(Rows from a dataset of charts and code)

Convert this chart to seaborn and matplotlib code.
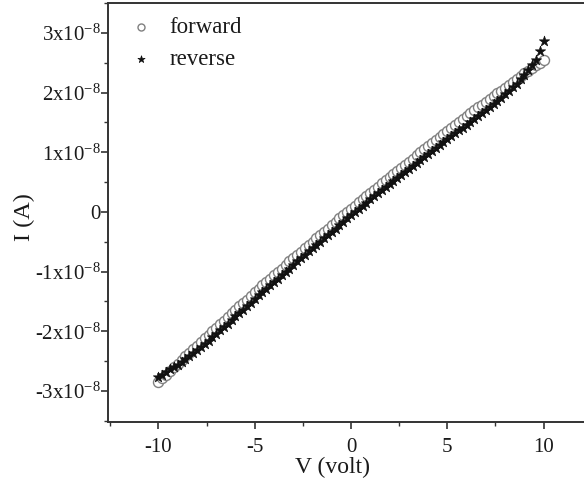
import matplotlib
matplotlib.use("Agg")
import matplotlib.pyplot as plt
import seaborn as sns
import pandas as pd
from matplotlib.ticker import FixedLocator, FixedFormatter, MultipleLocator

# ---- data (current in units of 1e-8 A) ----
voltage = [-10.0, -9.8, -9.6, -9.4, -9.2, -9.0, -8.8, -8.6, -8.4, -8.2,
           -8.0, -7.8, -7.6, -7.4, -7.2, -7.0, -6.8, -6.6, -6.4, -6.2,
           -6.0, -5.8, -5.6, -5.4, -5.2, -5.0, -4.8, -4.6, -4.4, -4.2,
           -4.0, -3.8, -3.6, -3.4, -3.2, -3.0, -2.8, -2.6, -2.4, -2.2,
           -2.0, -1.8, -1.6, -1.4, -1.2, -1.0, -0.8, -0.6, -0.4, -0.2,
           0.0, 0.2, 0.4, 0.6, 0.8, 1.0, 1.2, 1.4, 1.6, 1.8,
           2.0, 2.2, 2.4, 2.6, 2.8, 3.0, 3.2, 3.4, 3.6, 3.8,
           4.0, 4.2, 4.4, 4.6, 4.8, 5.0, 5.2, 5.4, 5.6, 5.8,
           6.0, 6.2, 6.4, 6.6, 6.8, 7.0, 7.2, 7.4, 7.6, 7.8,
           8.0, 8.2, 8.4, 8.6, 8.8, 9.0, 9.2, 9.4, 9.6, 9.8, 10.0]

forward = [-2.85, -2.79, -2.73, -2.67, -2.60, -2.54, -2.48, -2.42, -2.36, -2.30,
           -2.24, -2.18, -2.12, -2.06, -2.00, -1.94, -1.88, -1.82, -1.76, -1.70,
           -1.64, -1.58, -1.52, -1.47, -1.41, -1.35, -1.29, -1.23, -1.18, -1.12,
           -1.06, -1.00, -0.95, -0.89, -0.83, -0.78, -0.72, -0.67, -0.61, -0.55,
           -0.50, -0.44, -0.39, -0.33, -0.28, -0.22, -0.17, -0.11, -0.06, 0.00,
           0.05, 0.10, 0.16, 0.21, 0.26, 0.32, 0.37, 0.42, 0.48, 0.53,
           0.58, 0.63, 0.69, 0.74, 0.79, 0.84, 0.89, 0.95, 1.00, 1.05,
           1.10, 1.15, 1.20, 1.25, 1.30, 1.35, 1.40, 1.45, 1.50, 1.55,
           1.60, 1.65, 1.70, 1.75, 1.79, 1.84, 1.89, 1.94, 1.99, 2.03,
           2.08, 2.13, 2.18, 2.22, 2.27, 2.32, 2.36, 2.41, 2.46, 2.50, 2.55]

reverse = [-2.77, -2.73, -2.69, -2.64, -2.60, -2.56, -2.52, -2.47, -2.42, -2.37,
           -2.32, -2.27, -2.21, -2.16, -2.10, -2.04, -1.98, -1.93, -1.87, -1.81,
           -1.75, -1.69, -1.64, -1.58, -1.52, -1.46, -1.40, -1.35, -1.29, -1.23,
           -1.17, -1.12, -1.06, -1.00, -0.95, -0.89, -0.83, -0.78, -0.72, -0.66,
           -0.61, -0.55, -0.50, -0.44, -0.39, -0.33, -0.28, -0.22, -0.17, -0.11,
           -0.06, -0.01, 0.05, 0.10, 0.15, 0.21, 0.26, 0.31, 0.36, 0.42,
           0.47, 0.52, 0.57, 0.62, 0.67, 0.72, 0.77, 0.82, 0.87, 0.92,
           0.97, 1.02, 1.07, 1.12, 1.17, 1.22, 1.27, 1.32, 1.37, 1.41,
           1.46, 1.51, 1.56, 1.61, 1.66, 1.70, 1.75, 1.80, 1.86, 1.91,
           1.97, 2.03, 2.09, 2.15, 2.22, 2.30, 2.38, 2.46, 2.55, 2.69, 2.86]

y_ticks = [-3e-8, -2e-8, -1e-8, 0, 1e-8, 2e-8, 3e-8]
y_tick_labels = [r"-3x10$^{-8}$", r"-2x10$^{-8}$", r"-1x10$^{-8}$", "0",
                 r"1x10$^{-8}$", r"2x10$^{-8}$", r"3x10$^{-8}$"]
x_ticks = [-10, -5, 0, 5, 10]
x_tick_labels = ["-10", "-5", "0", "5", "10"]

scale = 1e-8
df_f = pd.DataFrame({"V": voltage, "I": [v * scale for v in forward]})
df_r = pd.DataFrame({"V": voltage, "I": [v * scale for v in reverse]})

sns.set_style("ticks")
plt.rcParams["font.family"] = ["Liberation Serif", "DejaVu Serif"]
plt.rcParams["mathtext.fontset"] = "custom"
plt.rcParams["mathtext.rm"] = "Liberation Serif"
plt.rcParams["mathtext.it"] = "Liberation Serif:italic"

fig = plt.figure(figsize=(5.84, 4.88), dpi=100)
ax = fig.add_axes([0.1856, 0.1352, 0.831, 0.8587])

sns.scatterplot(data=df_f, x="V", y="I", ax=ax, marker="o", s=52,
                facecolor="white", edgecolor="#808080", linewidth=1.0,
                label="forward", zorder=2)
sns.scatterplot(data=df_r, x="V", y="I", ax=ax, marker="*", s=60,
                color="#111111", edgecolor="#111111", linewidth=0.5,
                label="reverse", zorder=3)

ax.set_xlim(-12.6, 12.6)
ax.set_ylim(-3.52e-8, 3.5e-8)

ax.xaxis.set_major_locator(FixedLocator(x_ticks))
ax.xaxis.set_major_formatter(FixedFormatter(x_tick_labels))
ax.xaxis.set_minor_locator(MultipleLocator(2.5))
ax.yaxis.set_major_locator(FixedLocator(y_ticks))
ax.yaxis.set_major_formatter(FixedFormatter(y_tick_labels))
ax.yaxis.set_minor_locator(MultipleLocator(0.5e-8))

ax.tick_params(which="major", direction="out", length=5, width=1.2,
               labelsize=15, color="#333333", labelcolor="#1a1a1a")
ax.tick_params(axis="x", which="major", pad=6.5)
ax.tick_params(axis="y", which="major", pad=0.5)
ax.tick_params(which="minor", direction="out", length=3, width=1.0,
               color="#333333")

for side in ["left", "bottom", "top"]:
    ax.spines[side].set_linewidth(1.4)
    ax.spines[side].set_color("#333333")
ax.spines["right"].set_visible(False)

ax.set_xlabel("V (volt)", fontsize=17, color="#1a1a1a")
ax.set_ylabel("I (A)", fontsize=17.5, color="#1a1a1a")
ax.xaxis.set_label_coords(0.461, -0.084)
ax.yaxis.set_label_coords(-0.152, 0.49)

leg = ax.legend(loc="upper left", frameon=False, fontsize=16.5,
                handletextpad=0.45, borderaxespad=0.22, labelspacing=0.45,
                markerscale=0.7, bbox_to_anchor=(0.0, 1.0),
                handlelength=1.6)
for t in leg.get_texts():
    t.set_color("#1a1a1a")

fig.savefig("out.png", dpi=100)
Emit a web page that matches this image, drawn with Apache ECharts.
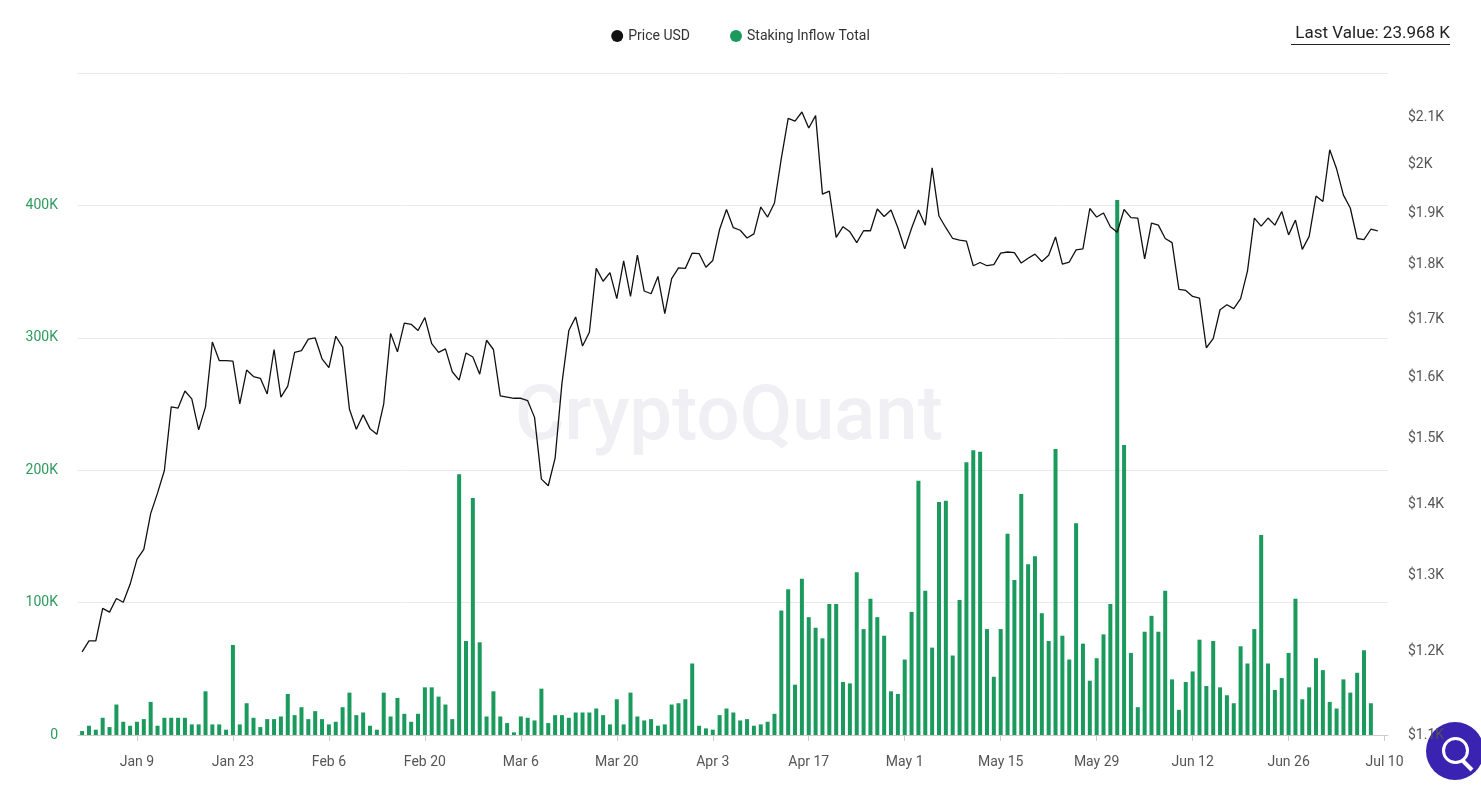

» **Work instructions**
Nothing in the entries above should change when they are printed again, except that the pictures are dropped.

» **Answer to this problem**
Convert this chart to seaborn and matplotlib code.
import matplotlib
matplotlib.use("Agg")
import matplotlib.pyplot as plt
import seaborn as sns
import pandas as pd
from matplotlib.ticker import FixedLocator, FixedFormatter, MultipleLocator

# ---- data (current in units of 1e-8 A) ----
voltage = [-10.0, -9.8, -9.6, -9.4, -9.2, -9.0, -8.8, -8.6, -8.4, -8.2,
           -8.0, -7.8, -7.6, -7.4, -7.2, -7.0, -6.8, -6.6, -6.4, -6.2,
           -6.0, -5.8, -5.6, -5.4, -5.2, -5.0, -4.8, -4.6, -4.4, -4.2,
           -4.0, -3.8, -3.6, -3.4, -3.2, -3.0, -2.8, -2.6, -2.4, -2.2,
           -2.0, -1.8, -1.6, -1.4, -1.2, -1.0, -0.8, -0.6, -0.4, -0.2,
           0.0, 0.2, 0.4, 0.6, 0.8, 1.0, 1.2, 1.4, 1.6, 1.8,
           2.0, 2.2, 2.4, 2.6, 2.8, 3.0, 3.2, 3.4, 3.6, 3.8,
           4.0, 4.2, 4.4, 4.6, 4.8, 5.0, 5.2, 5.4, 5.6, 5.8,
           6.0, 6.2, 6.4, 6.6, 6.8, 7.0, 7.2, 7.4, 7.6, 7.8,
           8.0, 8.2, 8.4, 8.6, 8.8, 9.0, 9.2, 9.4, 9.6, 9.8, 10.0]

forward = [-2.85, -2.79, -2.73, -2.67, -2.60, -2.54, -2.48, -2.42, -2.36, -2.30,
           -2.24, -2.18, -2.12, -2.06, -2.00, -1.94, -1.88, -1.82, -1.76, -1.70,
           -1.64, -1.58, -1.52, -1.47, -1.41, -1.35, -1.29, -1.23, -1.18, -1.12,
           -1.06, -1.00, -0.95, -0.89, -0.83, -0.78, -0.72, -0.67, -0.61, -0.55,
           -0.50, -0.44, -0.39, -0.33, -0.28, -0.22, -0.17, -0.11, -0.06, 0.00,
           0.05, 0.10, 0.16, 0.21, 0.26, 0.32, 0.37, 0.42, 0.48, 0.53,
           0.58, 0.63, 0.69, 0.74, 0.79, 0.84, 0.89, 0.95, 1.00, 1.05,
           1.10, 1.15, 1.20, 1.25, 1.30, 1.35, 1.40, 1.45, 1.50, 1.55,
           1.60, 1.65, 1.70, 1.75, 1.79, 1.84, 1.89, 1.94, 1.99, 2.03,
           2.08, 2.13, 2.18, 2.22, 2.27, 2.32, 2.36, 2.41, 2.46, 2.50, 2.55]

reverse = [-2.77, -2.73, -2.69, -2.64, -2.60, -2.56, -2.52, -2.47, -2.42, -2.37,
           -2.32, -2.27, -2.21, -2.16, -2.10, -2.04, -1.98, -1.93, -1.87, -1.81,
           -1.75, -1.69, -1.64, -1.58, -1.52, -1.46, -1.40, -1.35, -1.29, -1.23,
           -1.17, -1.12, -1.06, -1.00, -0.95, -0.89, -0.83, -0.78, -0.72, -0.66,
           -0.61, -0.55, -0.50, -0.44, -0.39, -0.33, -0.28, -0.22, -0.17, -0.11,
           -0.06, -0.01, 0.05, 0.10, 0.15, 0.21, 0.26, 0.31, 0.36, 0.42,
           0.47, 0.52, 0.57, 0.62, 0.67, 0.72, 0.77, 0.82, 0.87, 0.92,
           0.97, 1.02, 1.07, 1.12, 1.17, 1.22, 1.27, 1.32, 1.37, 1.41,
           1.46, 1.51, 1.56, 1.61, 1.66, 1.70, 1.75, 1.80, 1.86, 1.91,
           1.97, 2.03, 2.09, 2.15, 2.22, 2.30, 2.38, 2.46, 2.55, 2.69, 2.86]

y_ticks = [-3e-8, -2e-8, -1e-8, 0, 1e-8, 2e-8, 3e-8]
y_tick_labels = [r"-3x10$^{-8}$", r"-2x10$^{-8}$", r"-1x10$^{-8}$", "0",
                 r"1x10$^{-8}$", r"2x10$^{-8}$", r"3x10$^{-8}$"]
x_ticks = [-10, -5, 0, 5, 10]
x_tick_labels = ["-10", "-5", "0", "5", "10"]

scale = 1e-8
df_f = pd.DataFrame({"V": voltage, "I": [v * scale for v in forward]})
df_r = pd.DataFrame({"V": voltage, "I": [v * scale for v in reverse]})

sns.set_style("ticks")
plt.rcParams["font.family"] = ["Liberation Serif", "DejaVu Serif"]
plt.rcParams["mathtext.fontset"] = "custom"
plt.rcParams["mathtext.rm"] = "Liberation Serif"
plt.rcParams["mathtext.it"] = "Liberation Serif:italic"

fig = plt.figure(figsize=(5.84, 4.88), dpi=100)
ax = fig.add_axes([0.1856, 0.1352, 0.831, 0.8587])

sns.scatterplot(data=df_f, x="V", y="I", ax=ax, marker="o", s=52,
                facecolor="white", edgecolor="#808080", linewidth=1.0,
                label="forward", zorder=2)
sns.scatterplot(data=df_r, x="V", y="I", ax=ax, marker="*", s=60,
                color="#111111", edgecolor="#111111", linewidth=0.5,
                label="reverse", zorder=3)

ax.set_xlim(-12.6, 12.6)
ax.set_ylim(-3.52e-8, 3.5e-8)

ax.xaxis.set_major_locator(FixedLocator(x_ticks))
ax.xaxis.set_major_formatter(FixedFormatter(x_tick_labels))
ax.xaxis.set_minor_locator(MultipleLocator(2.5))
ax.yaxis.set_major_locator(FixedLocator(y_ticks))
ax.yaxis.set_major_formatter(FixedFormatter(y_tick_labels))
ax.yaxis.set_minor_locator(MultipleLocator(0.5e-8))

ax.tick_params(which="major", direction="out", length=5, width=1.2,
               labelsize=15, color="#333333", labelcolor="#1a1a1a")
ax.tick_params(axis="x", which="major", pad=6.5)
ax.tick_params(axis="y", which="major", pad=0.5)
ax.tick_params(which="minor", direction="out", length=3, width=1.0,
               color="#333333")

for side in ["left", "bottom", "top"]:
    ax.spines[side].set_linewidth(1.4)
    ax.spines[side].set_color("#333333")
ax.spines["right"].set_visible(False)

ax.set_xlabel("V (volt)", fontsize=17, color="#1a1a1a")
ax.set_ylabel("I (A)", fontsize=17.5, color="#1a1a1a")
ax.xaxis.set_label_coords(0.461, -0.084)
ax.yaxis.set_label_coords(-0.152, 0.49)

leg = ax.legend(loc="upper left", frameon=False, fontsize=16.5,
                handletextpad=0.45, borderaxespad=0.22, labelspacing=0.45,
                markerscale=0.7, bbox_to_anchor=(0.0, 1.0),
                handlelength=1.6)
for t in leg.get_texts():
    t.set_color("#1a1a1a")

fig.savefig("out.png", dpi=100)
Emit a web page that matches this image, drawn with Apache ECharts.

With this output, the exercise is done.